You do not save a lot of time avoiding the evens. Most of the computation time within the algorithm is spent doing this:
candidates[i + i::i] = [None] * (n // i - 1)
That line causes a lot of action on the part of the computer. Whenever the number in question is even, this is not run as the loop bails on the if statement. The time spent running the loop for even numbers is thus really really small. So eliminating those even rounds does not produce a significant change in the timing of the loop. That's why your method isn't considerably faster.
When python produces numbers for range it uses a formula: start + index * step. Multiplying by two as you do in your case is going to be slightly more expensive then one as in the original case.
There is also quite possibly a small overhead to having a longer function.
Neither are of those are really significant speed issues, but they override the very small amount of benefit your version brings.
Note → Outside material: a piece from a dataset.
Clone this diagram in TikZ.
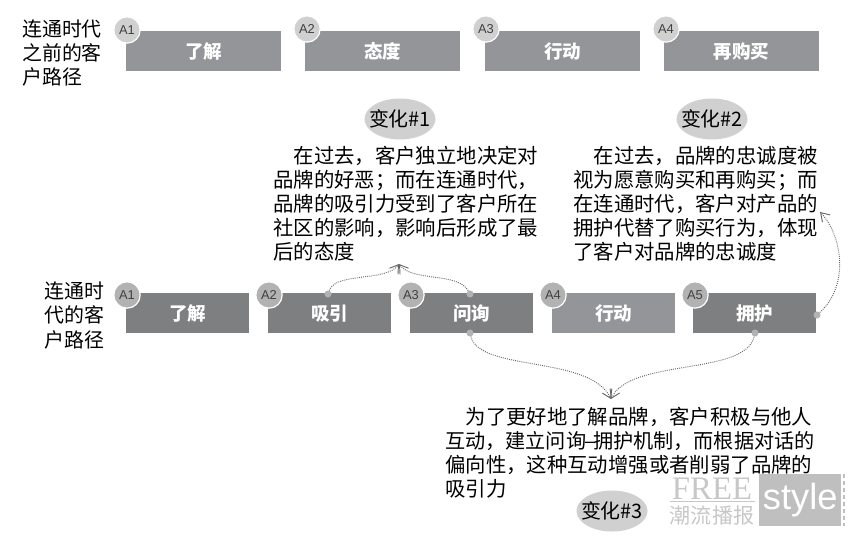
\documentclass[tikz,border=0pt]{standalone}
\usepackage{xcolor}
\usepackage{fontspec}
\usepackage{tikz}
\usetikzlibrary{arrows.meta,positioning,shapes.geometric}
\setmainfont{Liberation Sans}
\newfontfamily\cjk{Noto Sans CJK SC}
\newfontfamily\wmserif{Liberation Serif}
\definecolor{boxtop}{HTML}{939598}
\definecolor{boxlow}{HTML}{7E7F81}
\definecolor{badgetop}{HTML}{D0D0D0}
\definecolor{badgelow}{HTML}{B2B2B2}
\definecolor{linkgray}{HTML}{666666}
\tikzset{
  stagebox/.style={draw=none, anchor=north west, minimum height=34.1pt, inner sep=0pt, text=white, font=\cjk\bfseries\fontsize{15.8pt}{18pt}\selectfont},
  badge/.style={circle, draw=white, line width=1pt, minimum size=22.5pt, inner sep=0pt, text=black!75, font=\fontsize{11pt}{12pt}\selectfont},
  sidetext/.style={anchor=north west, inner sep=0pt, align=left, font=\cjk\fontsize{17pt}{20.5pt}\selectfont},
  bodytext/.style={anchor=north west, inner sep=0pt, align=left, font=\cjk\fontsize{17.4pt}{20.5pt}\selectfont},
  change/.style={ellipse, fill=badgetop, minimum width=58pt, minimum height=35pt, inner xsep=-5pt, inner ysep=0pt, font=\cjk\fontsize{17pt}{20pt}\selectfont},
  dot/.style={circle, fill=badgelow, minimum size=6pt, inner sep=0pt},
  link/.style={densely dotted, linkgray, line width=0.8pt},
  linkarrow/.style={link, -{Straight Barb[length=7pt,width=9pt]}}
}
\begin{document}
\begin{tikzpicture}[x=0.03cm,y=-0.03cm]
\useasboundingbox (0,0) rectangle (851,539);
% path before the connected era
\node[sidetext] (oldtitle) at (22,20) {连通时代\\之前的客\\户路径};
\node[stagebox, fill=boxtop, minimum width=132pt] (old1) at (126,31) {了解};
\node[stagebox, fill=boxtop, minimum width=132pt] (old2) at (305,31) {态度};
\node[stagebox, fill=boxtop, minimum width=132pt] (old3) at (485,31) {行动};
\node[stagebox, fill=boxtop, minimum width=132pt] (old4) at (664,31) {再购买};
\node[badge, fill=badgetop] (oldA1) at (127,30) {A1};
\node[badge, fill=badgetop] (oldA2) at (307,29) {A2};
\node[badge, fill=badgetop] (oldA3) at (486,29) {A3};
\node[badge, fill=badgetop] (oldA4) at (666,29) {A4};
% path in the connected era
\node[sidetext] (newtitle) at (44,282) {连通时\\代的客\\户路径};
\node[stagebox, fill=boxlow, minimum width=105pt] (new1) at (126,293) {了解};
\node[stagebox, fill=boxlow, minimum width=105pt] (new2) at (268,293) {吸引};
\node[stagebox, fill=boxlow, minimum width=105pt] (new3) at (410,293) {问询};
\node[stagebox, fill=boxtop, minimum width=105pt] (new4) at (552,293) {行动};
\node[stagebox, fill=boxlow, minimum width=105pt] (new5) at (693,293) {拥护};
\node[badge, fill=badgelow] (newA1) at (127,295) {A1};
\node[badge, fill=badgelow] (newA2) at (269,295) {A2};
\node[badge, fill=badgelow] (newA3) at (411,295) {A3};
\node[badge, fill=badgelow] (newA4) at (553,295) {A4};
\node[badge, fill=badgelow] (newA5) at (695,295) {A5};
% changes
\node[change] (ch1) at (400,119) {变化\#1};
\node[change] (ch2) at (712,119) {变化\#2};
\node[change] (ch3) at (612,511) {变化\#3};
\node[bodytext] (text1) at (273,146) {\hspace*{1em}在过去，客户独立地决定对\\品牌的好恶；而在连通时代，\\品牌的吸引力受到了客户所在\\社区的影响，影响后形成了最\\后的态度};
\node[bodytext] (text2) at (573,146) {\hspace*{1em}在过去，品牌的忠诚度被\\视为愿意购买和再购买；而\\在连通时代，客户对产品的\\拥护代替了购买行为，体现\\了客户对品牌的忠诚度};
\node[bodytext] (text3) at (445,407) {\hspace*{1em}为了更好地了解品牌，客户积极与他人\\{\fontsize{17.2pt}{20.5pt}\selectfont 互动，建立问询\kern-0.1em–\kern-0.1em拥护机制，而根据对话的}\\偏向性，这种互动增强或者削弱了品牌的\\吸引力};
% connectors
\node[dot] (dotA) at (328,294) {};
\node[dot] (dotB) at (470,294) {};
\node[dot] (dotC) at (470,333) {};
\node[dot] (dotD) at (755,333) {};
\node[dot] (dotE) at (817,315) {};
\coordinate (tipA) at (399,264);
\coordinate (tipB) at (611,399);
\coordinate (tipC) at (820,212);
\draw[linkarrow] (dotA) .. controls (336,272) and (386,282) .. (tipA);
\draw[linkarrow] (dotB) .. controls (458,272) and (412,282) .. (tipA);
\draw[linkarrow] (dotC) .. controls (480,372) and (590,355) .. (tipB);
\draw[linkarrow] (dotD) .. controls (745,376) and (630,358) .. (tipB);
\draw[linkarrow] (dotE) .. controls (850,285) and (842,235) .. (tipC);
% watermark
\node[inner sep=0pt, text=black!22, font=\wmserif\fontsize{28pt}{28pt}\selectfont] (wmfree) at (712,489) {FREE};
\draw[black!22, line width=0.8pt] (670,501) -- (755,501);
\node[inner sep=0pt, text=black!22, font=\cjk\fontsize{18pt}{20pt}\selectfont] (wmname) at (712,516) {潮流播报};
\node[anchor=north west, fill=black!25, minimum width=70pt, minimum height=44.4pt, inner sep=0pt, text=white, font=\fontsize{31pt}{32pt}\selectfont] (wmstyle) at (759,474) {style};
\draw[black!25, line width=2.5pt, dashed] (844,474) -- (844,526);
\end{tikzpicture}
\end{document}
Its probably slightly slower because you are performing extra set up to do something that was done in the first case anyway (marking off multiples of two). That setup time might be what you see if it is as slight as you say
Your extra step is unnecessary and will actually traverse the whole collection n once doing that 'get rid of evens' operation rather than just operating on n^1/2.